Bird clearly believes his material and wants an audience to embrace the uber-positive message of not giving up on a dream, as well as realising our innate capacity to find solutions to problems through community and teamwork. At times the films geekish glee is all a little too saccharine, particularly within the closing stages of the film, where Bird seems to be mainlining a slightly more humane version of Randian positivism in the guise of a technology cult. Yet bolstering this belief are the nascent myths of yesteryear: American exceptionalism, technological progress as a positive force for change, the grand tradition of the American Dream, an unquestioning belief that the future can be written and rewritten by our individual actions (whether collectivised or not). As much as Bird’s futuristic fantasia is about what may yet come, it is also embedded within a very nostalgic reactionism for a period in history where things seemed much simpler and innocent. This is the to-and-fro at the core of the film. Do we turn backwards and bury our head in a play park Tomorrowland, or do we reach forward and forge something better from those past failures and smallscale divertissements?
The film also scores highly by being supremely well cast. Clooney is a past master at grouchy and put-upon and his adult Frank Walker has just the right degree of hurt defensiveness and disillusionment. His character is very much a love-scarred little boy trapped in a failing adult body, his emotions stunted in their growth and buried deep beneath the skin, which still remains tender to verbal attack. The young performers, Britt Robertson and Raffey Cassidy, play Casey and Athena, and both of them are excellent. Cassidy has the more obviously awkward and demanding role, having to play an impish young girl with a disturbing secret. The power of her performance creates a particularly awkward tension in the middle third of the film when the thwarted romance between herself and Clooney’s adult Frank is played out as a long-deteriorating relationship. Clooney is so good at unlocking his narrow-minded, selfish little boy and Cassidy has such archness and poise, that the absurd age gap between the two performers falls away creating an incredibly intricate and unusual soured romance. Robertson’s Casey is yet another young teenage schoolgirl becoming progressively more empowered, although here that empowerment is realised through her blithe optimism and can-do attitude. Casey is an elect figure, very much in the tradition of other contemporary sci-fi sagas, but her qualifications for heroism seem to be much more grounded in the unbridled enthusiasms of youth, than any fantastical powers. Unlike Katniss in The Hunger Games, Casey isn’t on a quest to grow up and set aside her childish things, but rather to remake the world with the undimmed optimism of childhood. Ultimately, it is this desire to remain grounded in the child’s enraptured experiences of ‘newness’ and wonder that makes the film such an unusual proposition. Casey, as the film’s heroine, is likely its secondary character, as it is really a story about the reintegration of Clooney’s disenchanted Frank, back into the enthusiasms and optimism of childhood, when the world promised to be so much more.

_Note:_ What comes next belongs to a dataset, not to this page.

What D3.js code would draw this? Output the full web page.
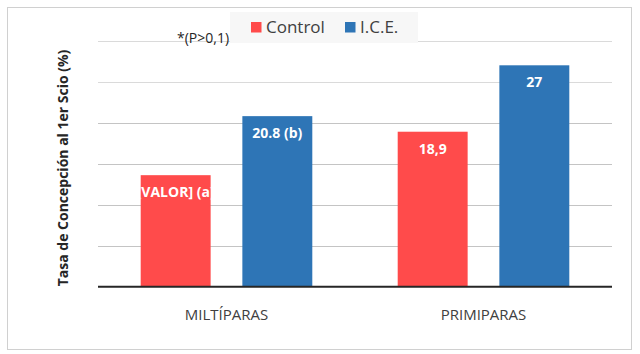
<!DOCTYPE html>
<html>
<head>
<meta charset="utf-8">
<script src="https://cdn.jsdelivr.net/npm/d3@7"></script>
<style>
body { margin: 0; background: #fff; }
svg { display: block; font-family: "Open Sans", Lato, sans-serif; }
</style>
</head>
<body>
<svg width="640" height="354"></svg>
<script>
// Chart data.
var categories = ["MILTÍPARAS", "PRIMIPARAS"];
var series = ["Control", "I.C.E."];
var controlValues = [13.6, 18.9];
var iceValues = [20.8, 27];
var controlLabels = ["[VALOR] (a)", "18,9"];
var iceLabels = ["20.8 (b)", "27"];
var yTicks = [0, 5, 10, 15, 20, 25, 30];

var colors = { "Control": "#ff4b4b", "I.C.E.": "#2e75b6" };

var svg = d3.select("svg");

// outer border
svg.append("rect")
    .attr("x", 7.5).attr("y", 7.5)
    .attr("width", 624).attr("height", 342)
    .attr("fill", "#fff")
    .attr("stroke", "#d0d0d0");

var plotLeft = 98, plotRight = 612, plotTop = 40.7, plotBottom = 286.7;

var y = d3.scaleLinear().domain([0, 30]).range([plotBottom, plotTop]);
var x0 = d3.scaleBand().domain(categories).range([plotLeft, plotRight]).padding(0);
var x1 = d3.scaleBand().domain(series).range([0, x0.bandwidth()])
    .paddingInner(0.312).paddingOuter(0.42);

// gridlines
svg.append("g").selectAll("line")
    .data(yTicks.filter(function (d) { return d > 0; }))
    .enter().append("line")
    .attr("x1", plotLeft).attr("x2", plotRight)
    .attr("y1", function (d) { return Math.round(y(d)) + 0.5; })
    .attr("y2", function (d) { return Math.round(y(d)) + 0.5; })
    .attr("stroke", function (d) { return d >= 25 ? "#dadada" : "#c4c4c4"; })
    .attr("stroke-width", 1.2);

// rows of data per bar
var bars = [];
categories.forEach(function (c, i) {
    bars.push({ cat: c, s: "Control", v: controlValues[i], label: controlLabels[i] });
    bars.push({ cat: c, s: "I.C.E.", v: iceValues[i], label: iceLabels[i] });
});

var defs = svg.append("defs");
defs.selectAll("clipPath")
    .data(bars)
    .enter().append("clipPath")
    .attr("id", function (d, i) { return "clip" + i; })
    .append("rect")
    .attr("x", function (d) { return x0(d.cat) + x1(d.s); })
    .attr("y", function (d) { return y(d.v); })
    .attr("width", x1.bandwidth())
    .attr("height", function (d) { return plotBottom - y(d.v); });

var bar = svg.append("g").selectAll("g")
    .data(bars)
    .enter().append("g");

bar.append("rect")
    .attr("x", function (d) { return x0(d.cat) + x1(d.s); })
    .attr("y", function (d) { return y(d.v); })
    .attr("width", x1.bandwidth())
    .attr("height", function (d) { return plotBottom - y(d.v); })
    .attr("fill", function (d) { return colors[d.s]; });

bar.append("text")
    .attr("clip-path", function (d, i) { return "url(#clip" + i + ")"; })
    .attr("x", function (d) { return x0(d.cat) + x1(d.s) + x1.bandwidth() / 2; })
    .attr("y", function (d) { return y(d.v) + 22; })
    .attr("text-anchor", "middle")
    .attr("fill", "#fff")
    .attr("font-weight", "bold")
    .attr("font-size", "14px")
    .text(function (d) { return d.label; });

// x axis line
svg.append("line")
    .attr("x1", plotLeft).attr("x2", plotRight)
    .attr("y1", plotBottom).attr("y2", plotBottom)
    .attr("stroke", "#262626")
    .attr("stroke-width", 2);

// category labels
svg.append("g").selectAll("text")
    .data(categories)
    .enter().append("text")
    .attr("x", function (d) { return x0(d) + x0.bandwidth() / 2; })
    .attr("y", 320)
    .attr("text-anchor", "middle")
    .attr("fill", "#404040")
    .attr("font-size", "15px")
    .text(function (d) { return d; });

// y axis title
svg.append("text")
    .attr("transform", "translate(68,168) rotate(-90)")
    .attr("text-anchor", "middle")
    .attr("fill", "#262626")
    .attr("font-weight", "bold")
    .attr("font-size", "14px")
    .text("Tasa de Concepción al 1er Scio (%)");

// significance note
svg.append("text")
    .attr("x", 177).attr("y", 43)
    .attr("fill", "#262626")
    .attr("font-size", "14px")
    .text("*(P>0,1)");

// legend
var legend = svg.append("g").attr("transform", "translate(230,12)");
legend.append("rect")
    .attr("width", 188).attr("height", 31)
    .attr("fill", "#f7f7f7");
var legX = [21, 115];
var item = legend.selectAll("g.item")
    .data(series)
    .enter().append("g")
    .attr("class", "item")
    .attr("transform", function (d, i) { return "translate(" + legX[i] + ",0)"; });
item.append("rect")
    .attr("y", 10).attr("width", 10.5).attr("height", 10.5)
    .attr("fill", function (d) { return colors[d]; });
item.append("text")
    .attr("x", 15).attr("y", 21)
    .attr("fill", "#404040")
    .attr("font-size", "17px")
    .text(function (d) { return d; });
</script>
</body>
</html>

Oddly, Bird never once makes Tomorrowland actually look like the appealing dreamworld that he seems to wish the audience to be intoxicated by. First of all Tomorrowland is a bizarrely upbeat place of benign niceties and hollow spectacle. Then it becomes the anodyne and cloistered cocoon of Nix’s (a beyond hammy performance from Hugh Laurie) paranoid self-righteousness. Before finally becoming a singularly driven place of creative ambitions, bathed in permanently golden sunlight and wreathed in an equally brilliant agrarian corn-belt of contentment. The positive future projection that Bird has constantly talked up as being the divergence point between Tomorrowland and so many other cinematic futureworld science fictions of recent years, still contains within it a palpably unhinged and disturbing sense of dystopia, even whilst zealously endeavouring to imbue us all with entrepreneurial spirit. Looking at that closing scene what Tomorrowland are we actually seeing? The glorious, halycon step into the light, the vital spark? Or are we looking at a new fascism of the ‘gifted’, an elect of the can-do?